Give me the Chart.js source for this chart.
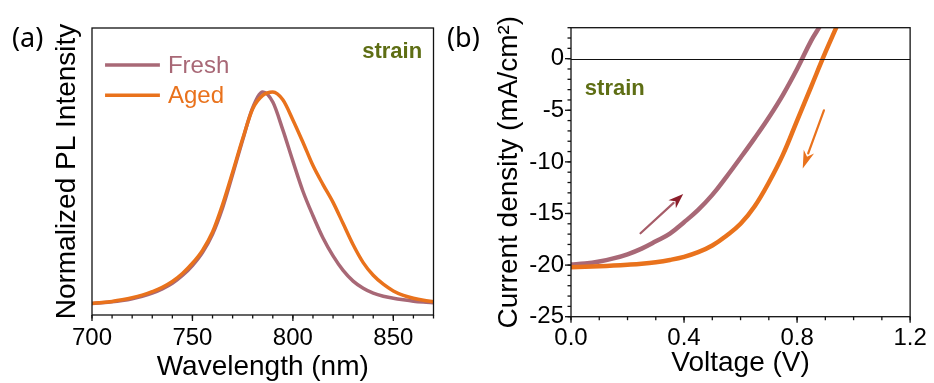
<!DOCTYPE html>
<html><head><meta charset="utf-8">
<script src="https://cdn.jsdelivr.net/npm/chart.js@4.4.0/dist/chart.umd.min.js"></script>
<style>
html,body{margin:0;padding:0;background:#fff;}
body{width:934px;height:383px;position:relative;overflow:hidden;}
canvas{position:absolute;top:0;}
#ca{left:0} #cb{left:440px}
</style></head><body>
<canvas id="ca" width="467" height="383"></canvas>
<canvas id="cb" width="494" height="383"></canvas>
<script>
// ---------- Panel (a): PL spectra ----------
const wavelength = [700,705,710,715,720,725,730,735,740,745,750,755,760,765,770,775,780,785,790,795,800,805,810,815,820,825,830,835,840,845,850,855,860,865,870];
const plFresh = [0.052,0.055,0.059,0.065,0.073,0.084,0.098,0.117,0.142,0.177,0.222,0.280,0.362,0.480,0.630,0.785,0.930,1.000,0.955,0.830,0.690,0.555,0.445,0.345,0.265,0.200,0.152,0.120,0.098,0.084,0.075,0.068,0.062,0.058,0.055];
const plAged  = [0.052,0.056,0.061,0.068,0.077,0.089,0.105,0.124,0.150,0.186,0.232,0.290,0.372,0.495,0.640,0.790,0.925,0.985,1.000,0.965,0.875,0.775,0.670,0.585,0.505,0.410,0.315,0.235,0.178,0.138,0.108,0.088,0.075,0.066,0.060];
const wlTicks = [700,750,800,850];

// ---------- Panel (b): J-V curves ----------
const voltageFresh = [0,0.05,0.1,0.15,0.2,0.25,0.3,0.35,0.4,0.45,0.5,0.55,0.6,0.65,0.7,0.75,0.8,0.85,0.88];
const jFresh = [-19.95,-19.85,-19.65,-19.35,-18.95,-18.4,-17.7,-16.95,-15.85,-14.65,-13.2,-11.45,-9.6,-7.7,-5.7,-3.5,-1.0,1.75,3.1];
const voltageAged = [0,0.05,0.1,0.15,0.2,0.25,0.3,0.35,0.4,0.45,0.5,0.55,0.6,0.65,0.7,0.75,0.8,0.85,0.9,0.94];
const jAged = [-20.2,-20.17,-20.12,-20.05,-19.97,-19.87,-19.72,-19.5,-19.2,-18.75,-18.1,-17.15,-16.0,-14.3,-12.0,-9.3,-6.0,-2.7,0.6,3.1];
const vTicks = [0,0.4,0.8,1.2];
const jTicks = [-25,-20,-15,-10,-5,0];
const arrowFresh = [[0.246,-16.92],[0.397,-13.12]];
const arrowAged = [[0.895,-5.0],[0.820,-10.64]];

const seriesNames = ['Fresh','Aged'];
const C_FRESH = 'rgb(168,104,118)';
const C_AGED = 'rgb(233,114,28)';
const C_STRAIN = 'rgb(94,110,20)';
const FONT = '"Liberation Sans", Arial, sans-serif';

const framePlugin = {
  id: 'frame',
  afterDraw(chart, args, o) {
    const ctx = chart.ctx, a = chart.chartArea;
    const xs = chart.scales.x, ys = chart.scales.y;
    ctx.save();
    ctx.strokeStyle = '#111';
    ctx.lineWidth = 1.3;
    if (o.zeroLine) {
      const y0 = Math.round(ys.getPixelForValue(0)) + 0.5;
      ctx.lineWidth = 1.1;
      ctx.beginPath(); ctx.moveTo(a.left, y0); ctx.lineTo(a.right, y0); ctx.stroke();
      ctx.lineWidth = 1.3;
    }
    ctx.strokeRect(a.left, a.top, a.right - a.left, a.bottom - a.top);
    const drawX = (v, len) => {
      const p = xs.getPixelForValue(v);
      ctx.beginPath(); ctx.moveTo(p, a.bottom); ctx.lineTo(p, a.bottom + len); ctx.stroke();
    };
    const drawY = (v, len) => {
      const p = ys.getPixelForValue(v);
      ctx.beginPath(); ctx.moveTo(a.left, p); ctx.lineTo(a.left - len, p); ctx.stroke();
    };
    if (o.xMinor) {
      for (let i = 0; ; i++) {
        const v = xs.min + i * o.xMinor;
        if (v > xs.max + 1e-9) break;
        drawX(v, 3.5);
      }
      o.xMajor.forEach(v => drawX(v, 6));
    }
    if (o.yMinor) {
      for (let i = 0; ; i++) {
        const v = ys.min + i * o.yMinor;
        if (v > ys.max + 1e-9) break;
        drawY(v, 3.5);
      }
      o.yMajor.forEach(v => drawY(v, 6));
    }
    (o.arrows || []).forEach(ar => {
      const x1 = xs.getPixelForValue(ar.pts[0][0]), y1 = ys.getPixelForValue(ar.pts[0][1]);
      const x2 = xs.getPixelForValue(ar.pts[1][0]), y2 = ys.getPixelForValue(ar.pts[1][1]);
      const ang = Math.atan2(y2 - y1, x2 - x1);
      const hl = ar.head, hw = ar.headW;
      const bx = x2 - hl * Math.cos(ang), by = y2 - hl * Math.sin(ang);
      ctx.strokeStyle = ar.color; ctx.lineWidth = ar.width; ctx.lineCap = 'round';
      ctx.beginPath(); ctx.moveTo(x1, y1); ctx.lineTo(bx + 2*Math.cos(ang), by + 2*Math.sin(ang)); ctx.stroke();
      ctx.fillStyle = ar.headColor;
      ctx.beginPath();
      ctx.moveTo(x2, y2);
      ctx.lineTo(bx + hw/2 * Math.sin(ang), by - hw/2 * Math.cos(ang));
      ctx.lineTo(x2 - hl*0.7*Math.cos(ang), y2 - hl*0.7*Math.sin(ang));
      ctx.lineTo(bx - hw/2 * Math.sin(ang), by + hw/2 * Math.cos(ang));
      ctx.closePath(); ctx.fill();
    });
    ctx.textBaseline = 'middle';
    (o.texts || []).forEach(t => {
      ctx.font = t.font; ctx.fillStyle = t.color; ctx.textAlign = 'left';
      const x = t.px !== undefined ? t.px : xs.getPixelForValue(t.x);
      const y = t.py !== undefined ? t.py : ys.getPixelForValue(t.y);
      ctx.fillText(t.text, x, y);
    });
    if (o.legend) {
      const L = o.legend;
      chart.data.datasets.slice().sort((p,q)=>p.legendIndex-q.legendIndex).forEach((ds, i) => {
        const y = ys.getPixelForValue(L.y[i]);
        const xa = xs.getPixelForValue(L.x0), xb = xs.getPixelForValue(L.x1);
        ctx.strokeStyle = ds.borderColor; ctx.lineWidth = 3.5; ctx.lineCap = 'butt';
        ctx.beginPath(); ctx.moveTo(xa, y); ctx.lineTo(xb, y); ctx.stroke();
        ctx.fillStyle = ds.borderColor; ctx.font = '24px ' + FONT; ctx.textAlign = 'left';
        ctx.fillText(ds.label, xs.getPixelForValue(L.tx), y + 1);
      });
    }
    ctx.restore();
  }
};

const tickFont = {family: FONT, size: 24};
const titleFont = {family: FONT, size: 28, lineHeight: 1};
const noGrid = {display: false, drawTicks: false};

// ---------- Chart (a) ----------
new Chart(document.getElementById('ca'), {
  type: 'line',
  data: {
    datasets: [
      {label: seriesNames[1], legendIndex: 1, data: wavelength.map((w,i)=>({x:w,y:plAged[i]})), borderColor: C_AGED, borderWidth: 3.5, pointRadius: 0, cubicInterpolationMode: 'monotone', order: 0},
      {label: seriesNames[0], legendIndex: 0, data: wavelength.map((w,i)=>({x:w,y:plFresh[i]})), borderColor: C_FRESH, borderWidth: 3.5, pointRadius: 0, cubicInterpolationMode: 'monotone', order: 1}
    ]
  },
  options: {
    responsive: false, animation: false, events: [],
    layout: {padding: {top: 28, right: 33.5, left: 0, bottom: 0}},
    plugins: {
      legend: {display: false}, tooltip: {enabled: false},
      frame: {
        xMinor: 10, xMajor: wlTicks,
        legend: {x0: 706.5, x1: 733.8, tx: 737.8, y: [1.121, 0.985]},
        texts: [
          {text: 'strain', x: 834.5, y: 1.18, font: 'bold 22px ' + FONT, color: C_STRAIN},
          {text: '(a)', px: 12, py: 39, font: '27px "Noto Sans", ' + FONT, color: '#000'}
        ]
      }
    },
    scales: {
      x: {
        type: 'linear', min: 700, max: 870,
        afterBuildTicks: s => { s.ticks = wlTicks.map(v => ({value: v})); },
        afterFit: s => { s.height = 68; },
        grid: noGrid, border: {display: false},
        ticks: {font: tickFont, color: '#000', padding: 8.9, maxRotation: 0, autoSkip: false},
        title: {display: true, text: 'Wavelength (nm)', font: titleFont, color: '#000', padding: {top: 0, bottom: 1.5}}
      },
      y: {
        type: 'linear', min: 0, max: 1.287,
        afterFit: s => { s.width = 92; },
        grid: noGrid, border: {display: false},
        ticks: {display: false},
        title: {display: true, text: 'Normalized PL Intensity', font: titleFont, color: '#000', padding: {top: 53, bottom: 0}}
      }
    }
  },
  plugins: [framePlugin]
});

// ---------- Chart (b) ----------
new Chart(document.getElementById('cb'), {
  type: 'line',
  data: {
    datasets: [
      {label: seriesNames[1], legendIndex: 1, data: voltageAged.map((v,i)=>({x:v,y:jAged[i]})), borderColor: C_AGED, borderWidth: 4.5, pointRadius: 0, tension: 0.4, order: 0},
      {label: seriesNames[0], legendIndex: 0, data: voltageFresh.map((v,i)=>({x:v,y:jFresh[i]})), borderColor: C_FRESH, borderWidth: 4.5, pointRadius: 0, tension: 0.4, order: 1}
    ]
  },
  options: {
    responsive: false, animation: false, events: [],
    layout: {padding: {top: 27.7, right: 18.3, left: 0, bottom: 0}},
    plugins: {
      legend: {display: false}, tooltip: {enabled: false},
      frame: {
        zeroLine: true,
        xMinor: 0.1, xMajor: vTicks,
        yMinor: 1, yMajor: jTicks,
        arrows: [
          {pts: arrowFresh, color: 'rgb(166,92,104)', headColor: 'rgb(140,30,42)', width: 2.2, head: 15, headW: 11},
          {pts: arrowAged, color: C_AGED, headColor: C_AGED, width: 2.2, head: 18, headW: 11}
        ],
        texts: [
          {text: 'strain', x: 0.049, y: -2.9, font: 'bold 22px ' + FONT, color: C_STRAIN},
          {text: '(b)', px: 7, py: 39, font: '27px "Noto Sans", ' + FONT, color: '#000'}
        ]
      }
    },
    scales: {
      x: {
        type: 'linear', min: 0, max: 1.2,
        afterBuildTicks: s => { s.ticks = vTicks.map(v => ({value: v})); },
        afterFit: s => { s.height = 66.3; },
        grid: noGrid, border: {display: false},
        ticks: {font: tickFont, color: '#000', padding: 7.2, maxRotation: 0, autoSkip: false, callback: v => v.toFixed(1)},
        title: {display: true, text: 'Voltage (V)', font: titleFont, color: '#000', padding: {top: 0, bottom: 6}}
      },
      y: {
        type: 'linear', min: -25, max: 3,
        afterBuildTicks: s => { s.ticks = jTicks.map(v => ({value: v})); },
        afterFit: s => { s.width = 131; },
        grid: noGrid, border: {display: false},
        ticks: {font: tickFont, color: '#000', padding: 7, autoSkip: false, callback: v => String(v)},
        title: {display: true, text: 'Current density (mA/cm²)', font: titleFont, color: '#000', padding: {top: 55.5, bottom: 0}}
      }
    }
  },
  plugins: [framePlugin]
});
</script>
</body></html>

Exercise aim —
From the first line of the listing above, repeat every line through the one holding "const wlTicks = [700,750,800,850];". Both ends count, and pictures stay out.

Exercise response —
Give me the Chart.js source for this chart.
<!DOCTYPE html>
<html><head><meta charset="utf-8">
<script src="https://cdn.jsdelivr.net/npm/chart.js@4.4.0/dist/chart.umd.min.js"></script>
<style>
html,body{margin:0;padding:0;background:#fff;}
body{width:934px;height:383px;position:relative;overflow:hidden;}
canvas{position:absolute;top:0;}
#ca{left:0} #cb{left:440px}
</style></head><body>
<canvas id="ca" width="467" height="383"></canvas>
<canvas id="cb" width="494" height="383"></canvas>
<script>
// ---------- Panel (a): PL spectra ----------
const wavelength = [700,705,710,715,720,725,730,735,740,745,750,755,760,765,770,775,780,785,790,795,800,805,810,815,820,825,830,835,840,845,850,855,860,865,870];
const plFresh = [0.052,0.055,0.059,0.065,0.073,0.084,0.098,0.117,0.142,0.177,0.222,0.280,0.362,0.480,0.630,0.785,0.930,1.000,0.955,0.830,0.690,0.555,0.445,0.345,0.265,0.200,0.152,0.120,0.098,0.084,0.075,0.068,0.062,0.058,0.055];
const plAged  = [0.052,0.056,0.061,0.068,0.077,0.089,0.105,0.124,0.150,0.186,0.232,0.290,0.372,0.495,0.640,0.790,0.925,0.985,1.000,0.965,0.875,0.775,0.670,0.585,0.505,0.410,0.315,0.235,0.178,0.138,0.108,0.088,0.075,0.066,0.060];
const wlTicks = [700,750,800,850];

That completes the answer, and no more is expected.